Wrocław dla Wolności, czyli zwykły festiwal
Nowa krew na pokładzie współpracowników 5W - Kuba Walczak - relacjonuje dwudniowy koncert Wrocław dla Wolności.
Wyspiarski festiwal Wrock for Freedom, na dobre rozgościł się we Wrocławiu, a jego kolejna odsłona pokazała, że ktokolwiek by nie zagrał, jak wielki deszcz by nie spadł i jak miałki byłby wodzirej, młodzież, dzieci i dorośli (a jakże!) tłumnie stawią się na "Słodowej". W tym roku plejada gwiazd i gwiazdeczek niczym specjalnym nie zaskoczyła, ot solidne granie, raczej mizerny przekaz "wolnościowy", przez co koncert "dla wolności" stał się zwykłym dwudniowym festiwalem.
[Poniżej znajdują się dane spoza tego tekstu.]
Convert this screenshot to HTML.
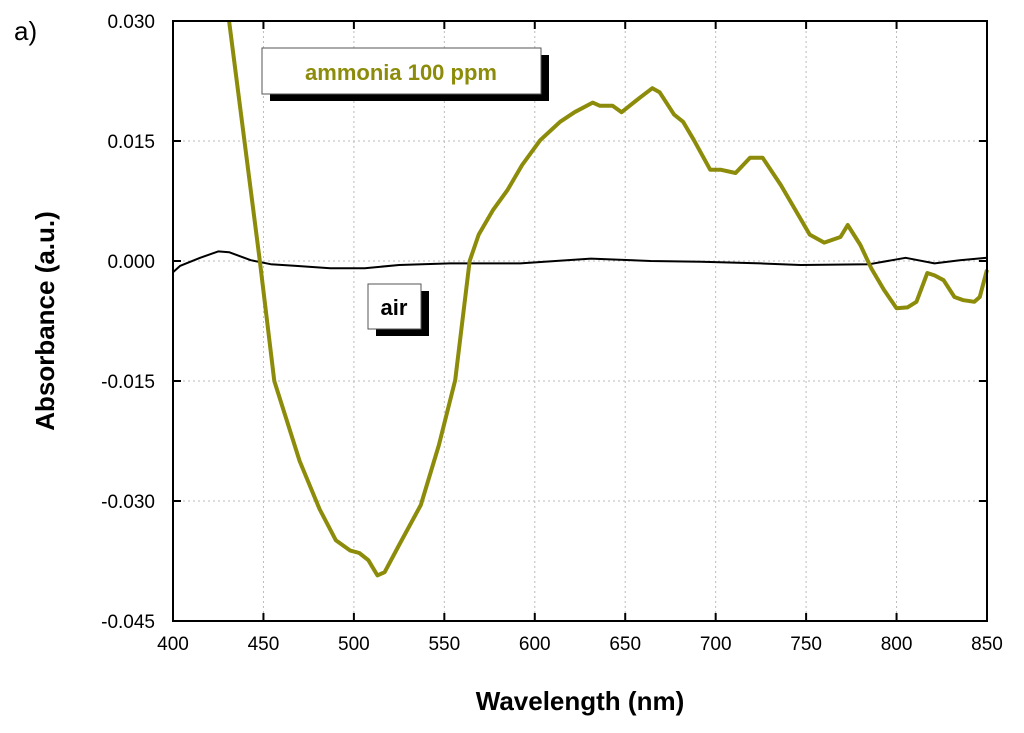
<!DOCTYPE html>
<html><head><meta charset="utf-8"><style>
body{margin:0;background:#fff;font-family:"Liberation Sans",Arial,sans-serif;}
</style></head><body>
<svg id="chart" width="1024" height="728" xmlns="http://www.w3.org/2000/svg" font-family="Liberation Sans, Arial, sans-serif">
<text x="14" y="40" font-size="26">a)</text>
<g id="grid"></g>
<g id="series"></g>
<rect x="173" y="21" width="814" height="600" fill="none" stroke="#000" stroke-width="2"/>
<g id="axes"></g>
<text x="580" y="710" font-size="26" font-weight="bold" text-anchor="middle">Wavelength (nm)</text>
<text transform="translate(54,321) rotate(-90)" font-size="26" font-weight="bold" text-anchor="middle">Absorbance (a.u.)</text>
<g>
<rect x="270" y="55" width="279" height="46" fill="#000"/>
<rect x="262" y="48" width="279" height="46" fill="#fff" stroke="#555" stroke-width="1"/>
<text x="401" y="80" font-size="22" font-weight="bold" fill="#8c8c0a" text-anchor="middle">ammonia 100 ppm</text>
</g>
<g>
<rect x="376" y="291" width="53" height="45" fill="#000"/>
<rect x="368" y="284" width="53" height="45" fill="#fff" stroke="#555" stroke-width="1"/>
<text x="394" y="315" font-size="22" font-weight="bold" fill="#000" text-anchor="middle">air</text>
</g>
</svg>
<script>
const xTicks=[400,450,500,550,600,650,700,750,800,850];
const yTicks=[0.030,0.015,0.000,-0.015,-0.030,-0.045];
const yTickLabels=["0.030","0.015","0.000","-0.015","-0.030","-0.045"];
const ammoniaX=[431,448,456,470,481,490,498,503,508,513,517,525,537,547,556,564,569,577,585,593,603,614,622,632,636,643,648,658,665,669,677,682,688,697,703,711,719,726,736,744,752,760,769,773,780,786,793,800,806,811,817,821,826,832,837,843,846,850];
const ammoniaY=[0.030,0,-0.015,-0.025,-0.031,-0.0349,-0.0362,-0.0365,-0.0374,-0.0393,-0.0389,-0.0355,-0.0305,-0.023,-0.0149,0,0.0033,0.0064,0.0089,0.012,0.0151,0.0174,0.0186,0.0198,0.0194,0.0194,0.0186,0.0204,0.0216,0.0211,0.0183,0.0174,0.0151,0.0114,0.0114,0.011,0.0129,0.0129,0.0095,0.0064,0.0033,0.0023,0.003,0.0045,0.002,-0.0009,-0.0036,-0.0059,-0.0058,-0.0051,-0.0015,-0.0018,-0.0024,-0.0045,-0.0049,-0.0051,-0.0045,-0.0011];
const airX=[400,404,415,425,431,443,454,467,487,506,525,553,592,631,664,692,725,747,785,805,821,835,850];
const airY=[-0.0014,-0.0006,0.0004,0.0012,0.0011,0.0001,-0.0004,-0.0006,-0.0009,-0.0009,-0.0005,-0.0003,-0.0003,0.0003,0,-0.0001,-0.0003,-0.0005,-0.0004,0.0004,-0.0003,0.0001,0.0004];
const NS="http://www.w3.org/2000/svg";
const L=173,R=987,T=21,B=621;
const xs=v=>L+(v-400)/450*(R-L);
const ys=v=>T+(0.030-v)/0.075*(B-T);
function mk(tag,attrs,parent){const e=document.createElementNS(NS,tag);for(const k in attrs)e.setAttribute(k,attrs[k]);document.getElementById(parent).appendChild(e);return e;}
xTicks.forEach(t=>{const x=xs(t);
 if(t>400&&t<850){const g=mk('line',{x1:x,x2:x,y1:T,y2:B,stroke:'#bbb','stroke-dasharray':'2,3'},'grid');
 
 }
 mk('line',{x1:x,x2:x,y1:B,y2:B-8,stroke:'#000','stroke-width':2},'axes');
 mk('line',{x1:x,x2:x,y1:T,y2:T+8,stroke:'#000','stroke-width':2},'axes');
 const tx=mk('text',{x:x,y:B+29,'font-size':19,'text-anchor':'middle'},'axes');tx.textContent=t;
 
 
});
yTicks.forEach((t,i)=>{const y=ys(t);
 if(i>0&&i<yTicks.length-1){const g=mk('line',{x1:L,x2:R,y1:y,y2:y,stroke:'#bbb','stroke-dasharray':'2,3'},'grid');
 
 }
 mk('line',{x1:L,x2:L+8,y1:y,y2:y,stroke:'#000','stroke-width':2},'axes');
 mk('line',{x1:R,x2:R-8,y1:y,y2:y,stroke:'#000','stroke-width':2},'axes');
 const tx=mk('text',{x:155,y:y+7,'font-size':19,'text-anchor':'end'},'axes');tx.textContent=yTickLabels[i];
 
 
});
const pa=mk('polyline',{points:airX.map((v,i)=>xs(v)+','+ys(airY[i])).join(' '),fill:'none',stroke:'#000','stroke-width':2,'stroke-linejoin':'round'},'series');


const pm=mk('polyline',{points:ammoniaX.map((v,i)=>xs(v)+','+ys(ammoniaY[i])).join(' '),fill:'none',stroke:'#8c8c0a','stroke-width':4,'stroke-linejoin':'round'},'series');


</script>
</body></html>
Zaczęło się od Świetlickiego, który jak sam mówi, częściej grywa we Wrocławiu, niż w rodzinnym Krakowie. Ale chyba pierwszy raz śpiewał w plenerze, o godzinie 13:00, dla może 100 osób, z czego ponad połowa, zespołu nie znała.
Dziewczynki z pierwszego rzędu, kurczowo trzymając się barierek, o mało zawału nie dostały, gdy ktoś krzyknął, że to Myslovitz powinien być supportem. No, ale jak to skomentował Świetlicki: zespół Świetliki istnieje 17 lat i nadal musi grać pierwszy. Obiecał za to, że te pety, które porozrzucał po scenie, pozbiera, żeby Myslovitz mieli już czysto.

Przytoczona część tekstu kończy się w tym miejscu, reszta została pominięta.